I wrote this code that looked very simple to me at a first glance. It modifies a variable that is referenced by a reference variable and then returns the value of the reference. A simplified version that reproduces the odd behavior looks like this:
#include <iostream>
using std::cout;
struct A {
int a;
int& b;
A(int x) : a(x), b(a) {}
A(const A& other) : a(other.a), b(a) {}
A() : a(0), b(a) {}
};
int foo(A a) {
a.a *= a.b;
return a.b;
}
int main() {
A a(3);
cout << foo(a) << '\n';
return 0;
}
However, when it is compiled with optimization enabled (g++ 7.5), it produces output different to non-optimized code (i.e. 9 without optimizations - as expected, and 3 with optimizations enabled).

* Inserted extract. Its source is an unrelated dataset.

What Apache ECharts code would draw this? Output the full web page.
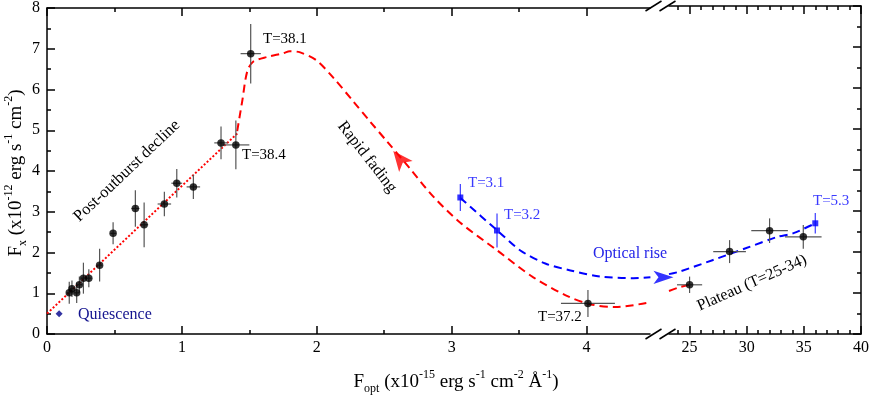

I am aware of the volatile
keyword, which prevents the compiler from reordering and other optimizations in the presence of certain side-effects (e.g. async execution and hardware-specific stuff), and it helps in this case as well.
However, I do not understand why I need to declare reference b as volatile in this particular case? Where is the source of error in this code?
I could not find a source of UB in regard of the standard. This looks to me like a bug of the optimizer that would fail to notice that a.b
and a.a
both refer to the same object:
First of all, foo()
works on a copy. I changed foo()
to pass by reference, and the expected result was consistently obtained. I suspected an issue in the initialization of the reference. But the provided copy constructor deals correctly with a.b
.
Then I suspected some UB related to side effects of undeterminately sequenced operations in the same expression. But the side effect on the lhs of *=
is sequenced after the rhs, so that there is no UB here either.
Adding some logging after the *=
statement made it unexpectedly work as expected. This appeared very strange: it looks like the usual problems encountered when strict aliasing constraint is not respected, i.e. when the compiler doesn't realize that a pointed object was modified and otpimizes the code as if the value was unchanged. In such case, it's not unusual that additional code would cause the right value to be reloaded and find a different result.
There is however no aliasing issue here, since the original member and the reference to it both are both based on the same type.
When you have eliminated the impossible, whatever remains, however improbable, must be the truth.
- Sir Arthur Conan Doyle
After having eliminated bugs and UB in the OP code, the only remaining possibility is a bug in the optimizer. It seems that the optimizer fails to note that a.a and a.b are the same object, and that it simply reuses the latest known value of a.b which is already in a register.